╭──

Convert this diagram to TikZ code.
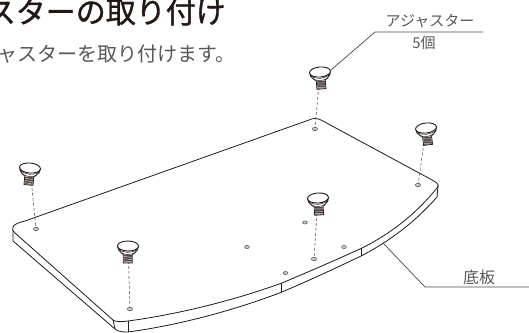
\documentclass[tikz,border=0pt]{standalone}
\usepackage{fontspec}
\setmainfont{Noto Sans CJK JP}
\newfontfamily\headfont[FakeBold=1.2]{Noto Sans CJK JP}
\definecolor{inkdark}{HTML}{231815}
\definecolor{inkgray}{HTML}{595757}
\tikzset{
    boardline/.style={inkdark,line width=0.8pt,line join=round},
    leader/.style={inkdark!80,line width=0.7pt},
    hole/.style={inkdark!80,line width=0.5pt,fill=gray!40},
    pinline/.style={inkdark!70,line width=0.6pt,densely dashed},
    labeltext/.style={inkgray,inner sep=0pt},
    adjuster/.pic={
        \draw[inkdark,line width=0.8pt,fill=white] (-10.5,0) .. controls (-10.5,3) and (-9,5) .. (-6.5,7) -- (-4.5,8.5) -- (-4.5,17) -- (4.5,17) -- (4.5,8.5) -- (6.5,7) .. controls (9,5) and (10.5,3) .. (10.5,0);
        \draw[inkdark,line width=0.9pt,fill=white] (0,0) ellipse (10.5 and 5);
        \draw[inkdark,line width=0.5pt] (-10,3) .. controls (-4,7.5) and (4,7.5) .. (10,3);
        \draw[inkdark,line width=0.5pt] (-6.5,7) .. controls (-3,9) and (3,9) .. (6.5,7);
        \fill[inkdark!80] (-4,9) rectangle (4,16.5);
        \foreach \y in {10.5,12.8,15}
            \draw[white!70!gray,line width=0.5pt] (-4,\y) -- (4,\y+0.8);
    }
}

\begin{document}
\begin{tikzpicture}[x=1pt,y=-1pt]
    \useasboundingbox (0,0) rectangle (529,332);
    \clip (0,0) rectangle (529,332);
    % headings
    \node[anchor=base east,inner sep=0pt,inkdark,font=\fontsize{30}{30}\headfont] (titletext) at (226,23) {スターの取り付け};
    \node[anchor=base east,inner sep=0pt,inkgray,font=\fontsize{20}{20}\selectfont] (subtext) at (236,61) {ャスターを取り付けます。};
    % board
    \draw[boardline] (113,320) -- (15,233) .. controls (10,228) and (12,224) .. (25,221)
        -- (309,120) .. controls (313,118) and (317,118) .. (321,120)
        -- (434,181) .. controls (439,184) and (439,186) .. (437,188)
        .. controls (415,215) and (390,234) .. (362,248)
        .. controls (336,260) and (308,272) .. (282,283)
        .. controls (235,300) and (180,314) .. (128,321) .. controls (120,322) and (116,322) .. (113,320);
    \draw[boardline] (13,230) -- (13,241) -- (115,329) .. controls (118,332) and (124,332) .. (128,332)
        .. controls (180,325) and (235,310) .. (282,292)
        .. controls (308,281) and (336,268) .. (361,256)
        .. controls (390,241) and (415,222) .. (437,197) -- (438,186);
    \draw[boardline] (113,320) -- (115,329);
    \draw[boardline] (128,321) -- (128,332);
    \draw[boardline] (281,283) -- (281,292);
    \draw[boardline] (361,248) -- (361,256);
    % small holes
    \foreach \hx/\hy in {247/247,305/222.5,344/247,285.5/273}
        \draw[hole] (\hx,\hy) ellipse (2.4 and 1.5);
    % adjusters with their holes
    \foreach \nm/\hx/\hy/\tx/\ty/\rot in {a/320/72/315/129/5,b/426/128/418/185/7,c/30/168/36/229/-5,d/128/246/130/309/-1,e/318/198/314/259/4}{
        \coordinate (\nm head) at (\hx,\hy);
        \coordinate (\nm hole) at (\tx,\ty);
        \draw[pinline] (\nm head) -- (\nm hole);
        \draw[hole] (\nm hole) ellipse (2.6 and 1.7);
        \pic[rotate=\rot] at (\nm head) {adjuster};
    }
    % leaders
    \coordinate (adjtip) at (331,70);
    \coordinate (adjbend) at (375,32);
    \coordinate (adjend) at (483,32);
    \coordinate (boardtip) at (383,243);
    \coordinate (boardbend) at (425,287);
    \coordinate (boardend) at (529,287);
    \draw[leader] (adjtip) -- (adjbend) -- (adjend);
    \draw[leader] (boardtip) -- (boardbend) -- (boardend);
    \node[labeltext,font=\fontsize{15}{15}\selectfont] (adjname) at (430,21) {アジャスター};
    \node[labeltext,font=\fontsize{15}{15}\selectfont] (adjcount) at (424,43) {5個};
    \node[labeltext,font=\fontsize{16}{16}\selectfont] (boardname) at (479,277) {底板};
\end{tikzpicture}
\end{document}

╰──

Repeat the data exactly, without the pictures.

● **In response**:
Convert this diagram to TikZ code.
\documentclass[tikz,border=0pt]{standalone}
\usepackage{fontspec}
\setmainfont{Noto Sans CJK JP}
\newfontfamily\headfont[FakeBold=1.2]{Noto Sans CJK JP}
\definecolor{inkdark}{HTML}{231815}
\definecolor{inkgray}{HTML}{595757}
\tikzset{
    boardline/.style={inkdark,line width=0.8pt,line join=round},
    leader/.style={inkdark!80,line width=0.7pt},
    hole/.style={inkdark!80,line width=0.5pt,fill=gray!40},
    pinline/.style={inkdark!70,line width=0.6pt,densely dashed},
    labeltext/.style={inkgray,inner sep=0pt},
    adjuster/.pic={
        \draw[inkdark,line width=0.8pt,fill=white] (-10.5,0) .. controls (-10.5,3) and (-9,5) .. (-6.5,7) -- (-4.5,8.5) -- (-4.5,17) -- (4.5,17) -- (4.5,8.5) -- (6.5,7) .. controls (9,5) and (10.5,3) .. (10.5,0);
        \draw[inkdark,line width=0.9pt,fill=white] (0,0) ellipse (10.5 and 5);
        \draw[inkdark,line width=0.5pt] (-10,3) .. controls (-4,7.5) and (4,7.5) .. (10,3);
        \draw[inkdark,line width=0.5pt] (-6.5,7) .. controls (-3,9) and (3,9) .. (6.5,7);
        \fill[inkdark!80] (-4,9) rectangle (4,16.5);
        \foreach \y in {10.5,12.8,15}
            \draw[white!70!gray,line width=0.5pt] (-4,\y) -- (4,\y+0.8);
    }
}

\begin{document}
\begin{tikzpicture}[x=1pt,y=-1pt]
    \useasboundingbox (0,0) rectangle (529,332);
    \clip (0,0) rectangle (529,332);
    % headings
    \node[anchor=base east,inner sep=0pt,inkdark,font=\fontsize{30}{30}\headfont] (titletext) at (226,23) {スターの取り付け};
    \node[anchor=base east,inner sep=0pt,inkgray,font=\fontsize{20}{20}\selectfont] (subtext) at (236,61) {ャスターを取り付けます。};
    % board
    \draw[boardline] (113,320) -- (15,233) .. controls (10,228) and (12,224) .. (25,221)
        -- (309,120) .. controls (313,118) and (317,118) .. (321,120)
        -- (434,181) .. controls (439,184) and (439,186) .. (437,188)
        .. controls (415,215) and (390,234) .. (362,248)
        .. controls (336,260) and (308,272) .. (282,283)
        .. controls (235,300) and (180,314) .. (128,321) .. controls (120,322) and (116,322) .. (113,320);
    \draw[boardline] (13,230) -- (13,241) -- (115,329) .. controls (118,332) and (124,332) .. (128,332)
        .. controls (180,325) and (235,310) .. (282,292)
        .. controls (308,281) and (336,268) .. (361,256)
        .. controls (390,241) and (415,222) .. (437,197) -- (438,186);
    \draw[boardline] (113,320) -- (115,329);
    \draw[boardline] (128,321) -- (128,332);
    \draw[boardline] (281,283) -- (281,292);
    \draw[boardline] (361,248) -- (361,256);
    % small holes
    \foreach \hx/\hy in {247/247,305/222.5,344/247,285.5/273}
        \draw[hole] (\hx,\hy) ellipse (2.4 and 1.5);
    % adjusters with their holes
    \foreach \nm/\hx/\hy/\tx/\ty/\rot in {a/320/72/315/129/5,b/426/128/418/185/7,c/30/168/36/229/-5,d/128/246/130/309/-1,e/318/198/314/259/4}{
        \coordinate (\nm head) at (\hx,\hy);
        \coordinate (\nm hole) at (\tx,\ty);
        \draw[pinline] (\nm head) -- (\nm hole);
        \draw[hole] (\nm hole) ellipse (2.6 and 1.7);
        \pic[rotate=\rot] at (\nm head) {adjuster};
    }
    % leaders
    \coordinate (adjtip) at (331,70);
    \coordinate (adjbend) at (375,32);
    \coordinate (adjend) at (483,32);
    \coordinate (boardtip) at (383,243);
    \coordinate (boardbend) at (425,287);
    \coordinate (boardend) at (529,287);
    \draw[leader] (adjtip) -- (adjbend) -- (adjend);
    \draw[leader] (boardtip) -- (boardbend) -- (boardend);
    \node[labeltext,font=\fontsize{15}{15}\selectfont] (adjname) at (430,21) {アジャスター};
    \node[labeltext,font=\fontsize{15}{15}\selectfont] (adjcount) at (424,43) {5個};
    \node[labeltext,font=\fontsize{16}{16}\selectfont] (boardname) at (479,277) {底板};
\end{tikzpicture}
\end{document}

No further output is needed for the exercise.